Darrelle Revis Rips “Bitter Jets Fans” For Sending Death Threats

Miami Dolphins v Tampa Bay Buccaneers

Darrelle Revis is not a happy man right now.

Yes he makes $1 million a game, but he’s still on a 1-8 Buccaneers team, and he has fans of his former team harassing him on a daily basis.

Fresh off the Buccaneers victory over the Dolphins on Monday Night Football, Revis addressed those bitter Jets fans, and according to the New York Post, lashed out at those who have harassed and threatened him via Twitter since his trade to Tampa in April.

“I get harassed every day on Twitter [by Jets fans], and I barely even tweet. And you just get tired of it,” Revis said after Tampa Bay’s 22-19 victory over the Dolphins at Raymond James Stadium.
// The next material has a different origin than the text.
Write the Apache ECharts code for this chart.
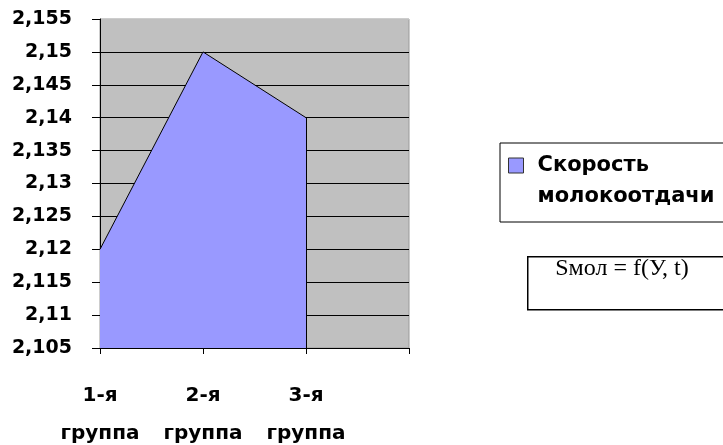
<!DOCTYPE html>
<html><head><meta charset="utf-8">
<script src="https://cdn.jsdelivr.net/npm/echarts@6/dist/echarts.min.js"></script>
<style>html,body{margin:0;padding:0;background:#fff}#c{width:723px;height:445px}</style>
</head><body><div id="c"></div>
<script>
var categories = ['1-я\nгруппа', '2-я\nгруппа', '3-я\nгруппа', ''];
var values = [2.12, 2.15, 2.14];
var seriesName = 'Скорость\nмолокоотдачи';
var formulaText = 'Sмол = f(У, t)';
var yMin = 2.105, yMax = 2.155, yStep = 0.005;

var chart = echarts.init(document.getElementById('c'));
var F = 'DejaVu Sans';
var nLines = Math.round((yMax - yMin) / yStep) + 1;
var splitColors = [];
for (var i = 0; i < nLines; i++) splitColors.push(i === nLines - 1 ? '#C0C0C0' : '#000');
chart.setOption({
  animation: false,
  grid: {left: 100, right: 314, top: 19, bottom: 97, show: true, backgroundColor: '#C0C0C0', borderColor: '#9a9a9a', borderWidth: 1, containLabel: false, outerBoundsMode: 'none'},
  xAxis: {
    type: 'category', data: categories, boundaryGap: false,
    axisLine: {lineStyle: {color: '#000', width: 1}},
    axisTick: {show: true, length: 6, lineStyle: {color: '#000'}},
    axisLabel: {color: '#000', fontFamily: F, fontWeight: 'bold', fontSize: 20, lineHeight: 38, margin: 29, interval: 0},
    splitLine: {show: false}
  },
  yAxis: {
    type: 'value', min: yMin, max: yMax, interval: yStep,
    axisLine: {show: true, lineStyle: {color: '#000', width: 1}},
    axisTick: {show: true, length: 8, lineStyle: {color: '#000'}},
    axisLabel: {color: '#000', fontFamily: F, fontWeight: 'bold', fontSize: 19, margin: 28,
      formatter: function (v) { return String(parseFloat(v.toFixed(3))).replace('.', ','); }},
    splitLine: {show: true, lineStyle: {color: splitColors, width: 1}}
  },
  legend: {
    show: true, left: 500, top: 143, orient: 'vertical',
    data: [seriesName],
    itemWidth: 15, itemHeight: 46, itemGap: 0,
    borderColor: '#000', borderWidth: 1,
    padding: [7, 22, 10, 8],
    icon: 'path://M0,0h15v15h-15z m0,46',
    itemStyle: {color: '#9999FF', borderColor: '#333', borderWidth: 1},
    textStyle: {color: '#000', fontFamily: F, fontWeight: 'bold', fontSize: 21, lineHeight: 31, padding: [0, 0, 0, 9]}
  },
  graphic: [
    {type: 'rect', left: 527, top: 256, shape: {width: 210, height: 53}, style: {fill: '#fff', stroke: '#000', lineWidth: 1.5}},
    {type: 'text', x: 622, y: 269, style: {text: formulaText, fontFamily: 'Liberation Serif', fontSize: 24, fill: '#000', align: 'center', verticalAlign: 'middle'}}
  ],
  series: [{
    name: seriesName, type: 'line', data: values, symbol: 'none',
    lineStyle: {color: '#000', width: 1},
    itemStyle: {color: '#9999FF'},
    areaStyle: {color: '#9999FF', opacity: 1},
    markLine: {silent: true, symbol: 'none', label: {show: false},
      lineStyle: {color: '#000', width: 1, type: 'solid'},
      data: [[{coord: [2, values[2]]}, {coord: [2, yMin]}]]}
  }]
});
</script></body></html>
“You’ve got to have a backbone, because guys are saying, ‘F–k you!’ and ‘I want to kill you!’ It’s crazy, but I’ve been getting death threats from them since my first holdout [in 2010]. It’s just bitter Jets fans.”

The breaking point, Revis said, came after Jets fans took Twitter to brag about their team being 5-4, and asking if Revis would trade the $16 million salary for a winning record.
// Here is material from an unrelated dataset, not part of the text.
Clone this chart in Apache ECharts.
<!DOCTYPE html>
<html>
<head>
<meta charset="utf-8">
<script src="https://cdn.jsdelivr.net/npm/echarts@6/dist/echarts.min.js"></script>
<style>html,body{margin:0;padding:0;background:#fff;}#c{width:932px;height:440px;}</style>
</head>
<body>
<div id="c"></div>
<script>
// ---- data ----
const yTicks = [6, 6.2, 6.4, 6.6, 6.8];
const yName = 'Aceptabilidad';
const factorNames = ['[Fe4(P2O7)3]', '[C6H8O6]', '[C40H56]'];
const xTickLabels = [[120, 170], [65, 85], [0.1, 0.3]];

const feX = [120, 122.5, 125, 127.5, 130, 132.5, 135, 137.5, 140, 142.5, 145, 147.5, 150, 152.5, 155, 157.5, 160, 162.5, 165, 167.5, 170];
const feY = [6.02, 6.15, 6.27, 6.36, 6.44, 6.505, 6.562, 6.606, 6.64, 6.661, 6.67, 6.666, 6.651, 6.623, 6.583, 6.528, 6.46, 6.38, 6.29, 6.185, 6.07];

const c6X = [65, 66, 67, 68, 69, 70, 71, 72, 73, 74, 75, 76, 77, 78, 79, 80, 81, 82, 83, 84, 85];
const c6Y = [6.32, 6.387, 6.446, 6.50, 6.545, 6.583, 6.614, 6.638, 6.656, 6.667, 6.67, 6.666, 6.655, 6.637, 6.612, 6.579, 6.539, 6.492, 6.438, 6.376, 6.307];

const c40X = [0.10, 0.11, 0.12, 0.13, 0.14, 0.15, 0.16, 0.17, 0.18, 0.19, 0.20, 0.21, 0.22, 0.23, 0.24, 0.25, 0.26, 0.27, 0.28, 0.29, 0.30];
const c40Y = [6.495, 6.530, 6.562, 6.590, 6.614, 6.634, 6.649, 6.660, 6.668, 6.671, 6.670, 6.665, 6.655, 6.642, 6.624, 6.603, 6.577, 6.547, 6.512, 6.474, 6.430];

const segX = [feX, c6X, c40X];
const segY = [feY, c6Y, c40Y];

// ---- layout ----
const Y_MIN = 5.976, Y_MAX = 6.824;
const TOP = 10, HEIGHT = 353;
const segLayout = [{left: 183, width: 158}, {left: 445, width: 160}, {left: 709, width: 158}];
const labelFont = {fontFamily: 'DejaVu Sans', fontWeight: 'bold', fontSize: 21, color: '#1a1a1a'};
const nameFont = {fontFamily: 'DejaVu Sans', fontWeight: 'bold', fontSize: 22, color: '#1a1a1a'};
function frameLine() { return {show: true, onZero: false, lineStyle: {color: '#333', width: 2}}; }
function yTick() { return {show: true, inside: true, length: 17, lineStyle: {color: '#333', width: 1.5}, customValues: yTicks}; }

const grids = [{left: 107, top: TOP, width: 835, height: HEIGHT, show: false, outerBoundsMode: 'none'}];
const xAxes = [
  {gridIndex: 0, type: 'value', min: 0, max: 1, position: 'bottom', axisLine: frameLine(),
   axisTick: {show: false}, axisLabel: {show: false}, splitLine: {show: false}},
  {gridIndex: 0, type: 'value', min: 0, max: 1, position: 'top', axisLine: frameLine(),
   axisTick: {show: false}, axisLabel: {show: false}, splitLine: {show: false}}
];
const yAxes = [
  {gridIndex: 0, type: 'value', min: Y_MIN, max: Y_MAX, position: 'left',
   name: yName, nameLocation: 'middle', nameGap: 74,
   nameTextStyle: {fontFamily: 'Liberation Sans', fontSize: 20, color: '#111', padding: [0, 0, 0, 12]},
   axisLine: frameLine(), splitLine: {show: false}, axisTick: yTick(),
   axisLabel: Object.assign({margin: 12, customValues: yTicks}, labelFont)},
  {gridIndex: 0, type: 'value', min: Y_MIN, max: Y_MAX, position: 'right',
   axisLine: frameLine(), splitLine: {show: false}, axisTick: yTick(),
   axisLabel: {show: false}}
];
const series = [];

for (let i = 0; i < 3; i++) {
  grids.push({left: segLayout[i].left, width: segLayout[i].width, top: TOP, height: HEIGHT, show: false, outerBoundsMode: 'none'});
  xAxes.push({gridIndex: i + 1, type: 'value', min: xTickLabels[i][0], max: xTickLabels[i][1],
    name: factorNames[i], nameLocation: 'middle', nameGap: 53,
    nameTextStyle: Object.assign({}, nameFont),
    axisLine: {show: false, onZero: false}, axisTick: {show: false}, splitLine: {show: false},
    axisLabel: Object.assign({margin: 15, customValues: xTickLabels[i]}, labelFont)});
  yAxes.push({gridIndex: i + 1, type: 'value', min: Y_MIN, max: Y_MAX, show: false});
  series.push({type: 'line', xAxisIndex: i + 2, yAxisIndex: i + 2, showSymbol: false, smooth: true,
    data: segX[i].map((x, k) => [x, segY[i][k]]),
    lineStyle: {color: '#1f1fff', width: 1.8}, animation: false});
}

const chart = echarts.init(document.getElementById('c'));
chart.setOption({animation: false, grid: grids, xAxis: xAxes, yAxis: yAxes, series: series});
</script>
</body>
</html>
Revis of course made the famous quote that he’d rather be winless with $16 million, than play for the Jets.

Revis says he doesn’t regret the tweet or his decision to seek a trade, and that “the only people who are bitter or regretful in this situation are Jets fans.”

“They’re still not over the fact that I’m not there no more, and they give me crap all the time on Twitter,” Revis said. “If they would understand the business of it and understand what happened, then maybe they would know and maybe they would quit trying to point the finger at me. That’s where it is.”

Revis said the New York media blew the tweet “out of proportion,” but he stands behind every word — even with the Buccaneers 1-8 and going nowhere.

“I said what I said, and I meant it — to that particular person,” Revis said. “It don’t have to be toward the New York Jets or nothing. They’re trying to say I’m money hungry, but I’m not really concerned about that. I used to play in New York, so I’m used to getting booed. I’m a pro about that, and that’s nothing I’m concerned about.”